── Dataset extract
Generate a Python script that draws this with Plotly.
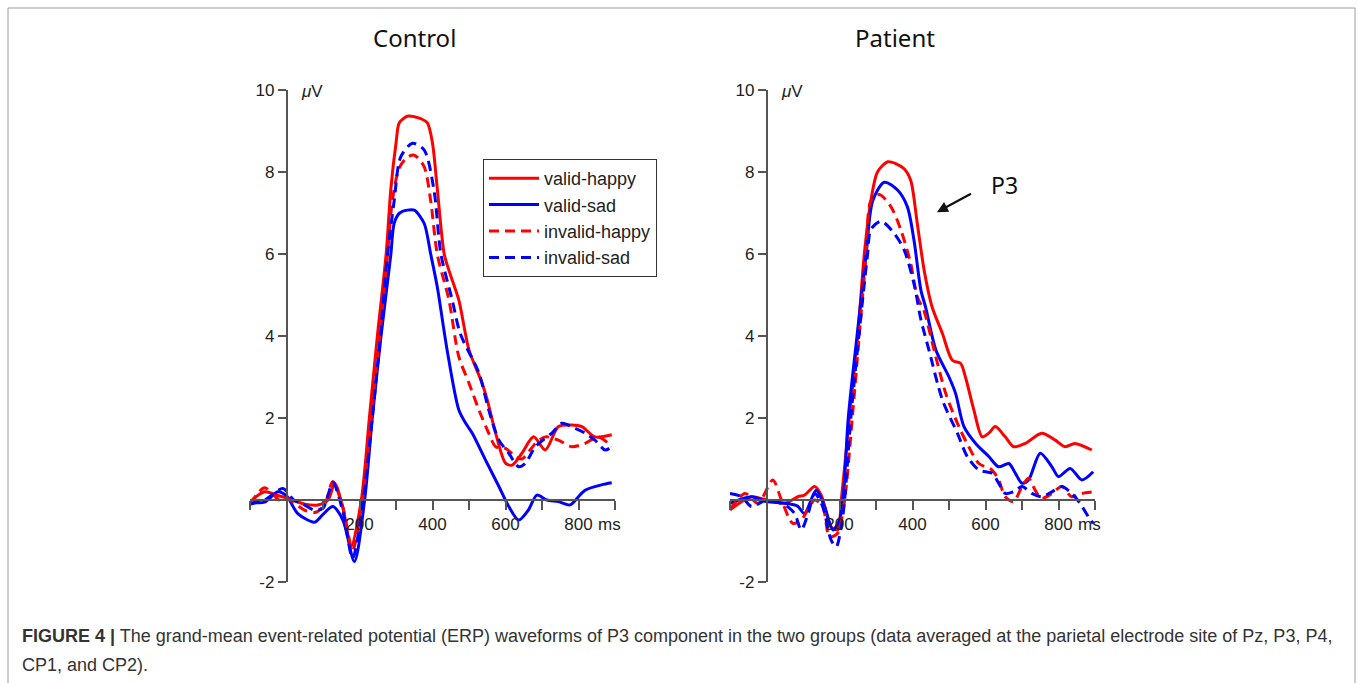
import plotly.graph_objects as go

# ---------------- data (ms, µV) ----------------
ctrl_vh_t = [-100, -60, -20, 0, 50, 86, 114, 132, 155, 177, 205, 227, 249, 273, 286, 300, 309, 331, 350, 368, 386, 400, 413, 432, 445, 472, 500, 536, 550, 573, 600, 618, 645, 677, 709, 745, 781, 809, 845, 891]
ctrl_vh_v = [-0.05, 0.2, 0.1, 0.05, -0.1, -0.12, 0.0, 0.41, -0.2, -1.14, 0.0, 2.0, 4.0, 6.0, 7.6, 8.7, 9.2, 9.36, 9.35, 9.3, 9.2, 8.7, 7.6, 6.0, 5.6, 4.88, 3.66, 2.85, 2.44, 1.63, 0.9, 0.85, 1.14, 1.54, 1.22, 1.79, 1.83, 1.79, 1.54, 1.59]

ctrl_vs_t = [-100, -60, -24, 0, 31, 77, 100, 127, 155, 186, 214, 235, 259, 286, 295, 310, 331, 350, 377, 395, 413, 440, 472, 491, 509, 545, 582, 609, 636, 663, 686, 713, 745, 777, 800, 818, 863, 891]
ctrl_vs_v = [-0.05, -0.05, 0.2, 0.1, -0.33, -0.54, -0.35, -0.16, -0.5, -1.5, 0.0, 2.0, 4.0, 6.0, 6.75, 7.0, 7.07, 7.07, 6.75, 6.0, 5.2, 3.66, 2.2, 1.87, 1.63, 0.98, 0.33, -0.16, -0.49, -0.24, 0.12, 0.0, -0.04, -0.12, 0.08, 0.24, 0.37, 0.42]

ctrl_ih_t = [-100, -60, -20, 0, 50, 80, 105, 127, 155, 181, 208, 232, 255, 277, 290, 309, 330, 350, 377, 395, 413, 445, 472, 500, 527, 554, 573, 600, 627, 645, 682, 709, 745, 781, 818, 854, 891]
ctrl_ih_v = [-0.1, 0.3, 0.0, 0.05, -0.25, -0.3, -0.1, 0.45, -0.2, -1.22, 0.0, 2.0, 4.0, 6.0, 7.3, 8.1, 8.35, 8.41, 8.13, 7.3, 6.0, 4.88, 3.5, 2.85, 2.2, 1.63, 1.3, 1.26, 1.06, 1.0, 1.38, 1.54, 1.46, 1.3, 1.38, 1.54, 1.3]

ctrl_is_t = [-100, -60, -10, 20, 45, 77, 100, 127, 155, 181, 210, 235, 257, 277, 295, 313, 345, 377, 404, 423, 454, 476, 527, 554, 582, 609, 636, 654, 682, 727, 754, 790, 818, 845, 873, 891]
ctrl_is_v = [-0.1, 0.0, 0.28, 0.0, -0.1, -0.25, -0.2, 0.42, -0.3, -1.42, 0.0, 2.0, 4.0, 6.0, 7.3, 8.37, 8.7, 8.54, 7.56, 6.0, 4.88, 4.06, 3.1, 2.2, 1.46, 1.14, 0.81, 0.89, 1.3, 1.63, 1.87, 1.75, 1.63, 1.46, 1.22, 1.3]

pat_vh_t = [-100, -41, 0, 50, 86, 104, 132, 150, 177, 195, 205, 227, 250, 268, 286, 304, 332, 355, 377, 395, 413, 432, 454, 482, 509, 532, 545, 568, 591, 609, 627, 654, 677, 709, 754, 791, 818, 845, 891]
pat_vh_v = [-0.24, 0.08, 0.0, -0.08, 0.08, 0.12, 0.33, 0.12, -0.65, -0.73, 0.0, 2.0, 4.0, 6.0, 7.3, 8.0, 8.25, 8.2, 8.08, 7.8, 6.75, 5.6, 4.7, 4.06, 3.41, 3.33, 3.0, 2.2, 1.54, 1.63, 1.79, 1.54, 1.3, 1.38, 1.63, 1.46, 1.3, 1.38, 1.22]

pat_vs_t = [-100, -41, 0, 50, 85, 104, 136, 159, 182, 200, 211, 224, 248, 273, 291, 323, 359, 386, 404, 423, 436, 464, 500, 518, 541, 573, 609, 636, 664, 682, 700, 718, 750, 782, 800, 832, 864, 895]
pat_vs_v = [-0.08, 0.08, -0.04, -0.08, -0.15, -0.33, 0.24, -0.16, -0.73, -0.49, 0.16, 2.0, 4.0, 6.0, 7.3, 7.75, 7.56, 7.15, 6.34, 5.12, 4.7, 3.66, 3.0, 2.6, 1.79, 1.38, 1.06, 0.81, 0.89, 0.65, 0.41, 0.49, 1.14, 0.81, 0.57, 0.77, 0.49, 0.69]

pat_ih_t = [-100, -59, -23, 17, 41, 72, 95, 132, 154, 173, 195, 214, 235, 254, 273, 286, 309, 341, 368, 395, 413, 432, 459, 491, 527, 554, 582, 618, 636, 654, 677, 700, 718, 736, 754, 782, 809, 836, 864, 895]
pat_ih_v = [-0.24, 0.16, -0.08, 0.49, 0.0, -0.57, -0.49, 0.0, -0.16, -0.9, -0.81, 0.0, 2.0, 4.0, 6.0, 7.3, 7.45, 7.15, 6.59, 5.77, 4.96, 4.6, 3.66, 2.6, 1.79, 1.3, 0.89, 0.73, 0.49, 0.08, -0.04, 0.33, 0.53, 0.24, 0.04, 0.16, 0.33, 0.08, 0.16, 0.2]

pat_is_t = [-100, -68, -41, 0, 50, 77, 95, 114, 132, 154, 177, 191, 205, 214, 231, 253, 277, 286, 314, 350, 377, 404, 423, 445, 482, 523, 550, 582, 618, 636, 654, 677, 700, 727, 754, 782, 809, 836, 859, 882, 895]
pat_is_v = [0.16, 0.08, -0.16, 0.0, -0.12, -0.33, -0.73, -0.33, 0.16, -0.16, -0.98, -1.14, -0.65, 0.0, 2.0, 4.0, 6.0, 6.6, 6.8, 6.5, 6.1, 5.28, 4.4, 3.66, 2.44, 1.63, 1.06, 0.73, 0.65, 0.41, 0.16, 0.2, 0.33, 0.16, 0.08, 0.2, 0.33, 0.16, -0.08, -0.41, -0.57]

conditions = ["valid-happy", "valid-sad", "invalid-happy", "invalid-sad"]
panel_titles = ["Control", "Patient"]
x_tick_vals = [-100, 0, 100, 200, 300, 400, 500, 600, 700, 800, 900]
x_tick_text = ["", "", "", "200", "", "400", "", "600", "", "800", ""]
y_tick_vals = [-2, 2, 4, 6, 8, 10]
y_tick_text = ["-2", "2", "4", "6", "8", "10"]

RED = "#ff0000"
BLUE = "#0000ff"
styles = {
    "valid-happy": dict(color=RED, dash="solid"),
    "valid-sad": dict(color=BLUE, dash="solid"),
    "invalid-happy": dict(color=RED, dash="10px,6px"),
    "invalid-sad": dict(color=BLUE, dash="10px,6px"),
}

panels = [
    {"vh": (ctrl_vh_t, ctrl_vh_v), "vs": (ctrl_vs_t, ctrl_vs_v),
     "ih": (ctrl_ih_t, ctrl_ih_v), "is": (ctrl_is_t, ctrl_is_v)},
    {"vh": (pat_vh_t, pat_vh_v), "vs": (pat_vs_t, pat_vs_v),
     "ih": (pat_ih_t, pat_ih_v), "is": (pat_is_t, pat_is_v)},
]
keys = ["vh", "vs", "ih", "is"]

W, H = 1358, 683
x_px = [(250, 615), (730, 1095)]
y_px = (90, 582)
XR = [-100, 900]
YR = [-2, 10]

fig = go.Figure()
FONT = "Liberation Sans, Arial, sans-serif"
TXT = "#222222"
AX = "#555555"

layout = dict(
    width=W, height=H, margin=dict(l=0, r=0, t=0, b=0, pad=0, autoexpand=False),
    paper_bgcolor="white", plot_bgcolor="rgba(0,0,0,0)",
    showlegend=True, autosize=False,
    legend=dict(
        x=483 / W, y=1 - 159 / H, xanchor="left", yanchor="top",
        bordercolor="#333333", borderwidth=1, bgcolor="white",
        font=dict(family=FONT, size=18, color=TXT),
        tracegroupgap=0, itemwidth=50,
    ),
)

ydom = [1 - y_px[1] / H, 1 - y_px[0] / H]
zero_paper = ydom[0] + (0 - YR[0]) / (YR[1] - YR[0]) * (ydom[1] - ydom[0])

annotations = []
for i, panel in enumerate(panels):
    xa = "x" if i == 0 else "x2"
    ya = "y" if i == 0 else "y2"
    xdom = [x_px[i][0] / W, x_px[i][1] / W]
    zero_x_paper = xdom[0] + (0 - XR[0]) / (XR[1] - XR[0]) * (xdom[1] - xdom[0])
    for k, cond in zip(keys, conditions):
        t, v = panel[k]
        st = styles[cond]
        fig.add_trace(go.Scatter(
            x=t, y=v, mode="lines", name=cond, legendgroup=cond,
            showlegend=(i == 0),
            line=dict(color=st["color"], dash=st["dash"], width=3, shape="spline", smoothing=0.8),
            xaxis=xa, yaxis=ya,
        ))
    xkey = "xaxis" if i == 0 else "xaxis2"
    ykey = "yaxis" if i == 0 else "yaxis2"
    layout[xkey] = dict(
        domain=xdom, range=XR, anchor="free", position=zero_paper, automargin=False,
        showgrid=False, zeroline=False, showline=True, linecolor=AX, linewidth=1.5,
        ticks="outside", ticklen=9, tickwidth=1.5, tickcolor=AX,
        tickvals=x_tick_vals, ticktext=x_tick_text,
        tickfont=dict(family=FONT, size=17, color=TXT),
    )
    layout[ykey] = dict(
        domain=ydom, range=YR, anchor="free", position=zero_x_paper, automargin=False,
        showgrid=False, zeroline=False, showline=True, linecolor=AX, linewidth=1.5,
        ticks="outside", ticklen=8, tickwidth=1.5, tickcolor=AX,
        tickvals=y_tick_vals, ticktext=y_tick_text,
        tickfont=dict(family=FONT, size=17, color=TXT),
    )
    annotations.append(dict(
        x=800, y=0, xref=xa, yref=ya, xanchor="left", yanchor="top",
        xshift=17, yshift=-13, text="ms", showarrow=False,
        font=dict(family=FONT, size=17, color=TXT),
    ))
    annotations.append(dict(
        x=0, y=10, xref=xa, yref=ya, xanchor="left", yanchor="middle",
        xshift=12, yshift=-1, text="<i>μ</i>V", showarrow=False,
        font=dict(family=FONT, size=17, color=TXT),
    ))
    annotations.append(dict(
        x=(xdom[0] + xdom[1]) / 2 + (165 - 182.5) / W, y=1 - 38 / H,
        xref="paper", yref="paper", xanchor="center", yanchor="middle",
        text=panel_titles[i], showarrow=False,
        font=dict(family="Noto Sans, sans-serif", size=24, color="#111111"),
    ))

annotations.append(dict(
    x=467, y=7.02, xref="x2", yref="y2", ax=37, ay=-20, text=" ",
    showarrow=True, arrowhead=2, arrowsize=1, arrowwidth=2.2, arrowcolor="#111111",
    standoff=0, startstandoff=0,
))
annotations.append(dict(
    x=1004 / W, y=1 - 185 / H, xref="paper", yref="paper",
    xanchor="center", yanchor="middle", text="P3", showarrow=False,
    font=dict(family="Noto Sans, sans-serif", size=23, color="#111111"),
))

annotations.append(dict(
    x=20 / W, y=1 - 636 / H, xref="paper", yref="paper", xanchor="left", yanchor="middle",
    text="<b>FIGURE 4 |</b> The grand-mean event-related potential (ERP) waveforms of P3 component in the two groups (data averaged at the parietal electrode site of Pz, P3, P4,",
    showarrow=False, font=dict(family=FONT, size=18, color="#333333"),
))
annotations.append(dict(
    x=20 / W, y=1 - 665 / H, xref="paper", yref="paper", xanchor="left", yanchor="middle",
    text="CP1, and CP2).", showarrow=False,
    font=dict(family=FONT, size=18, color="#333333"),
))

layout["annotations"] = annotations
layout["shapes"] = [dict(
    type="rect", xref="paper", yref="paper",
    x0=8 / W, x1=1355 / W, y0=-0.05, y1=1 - 8 / H,
    line=dict(color="#9a9a9a", width=1), layer="below",
)]

fig.update_layout(**layout)
fig.write_html(
    "out.html",
    config={"responsive": False, "displayModeBar": False},
    post_script="document.body.style.margin='0';document.body.style.padding='0';document.body.style.overflow='hidden';",
)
────
■ **Directions for this task**:
Pictures excluded, repeat exactly the lines from the top of the material through the line with "import plotly.graph_objects as go", including both of those lines.

■ **Exercise output**:
Generate a Python script that draws this with Plotly.
import plotly.graph_objects as go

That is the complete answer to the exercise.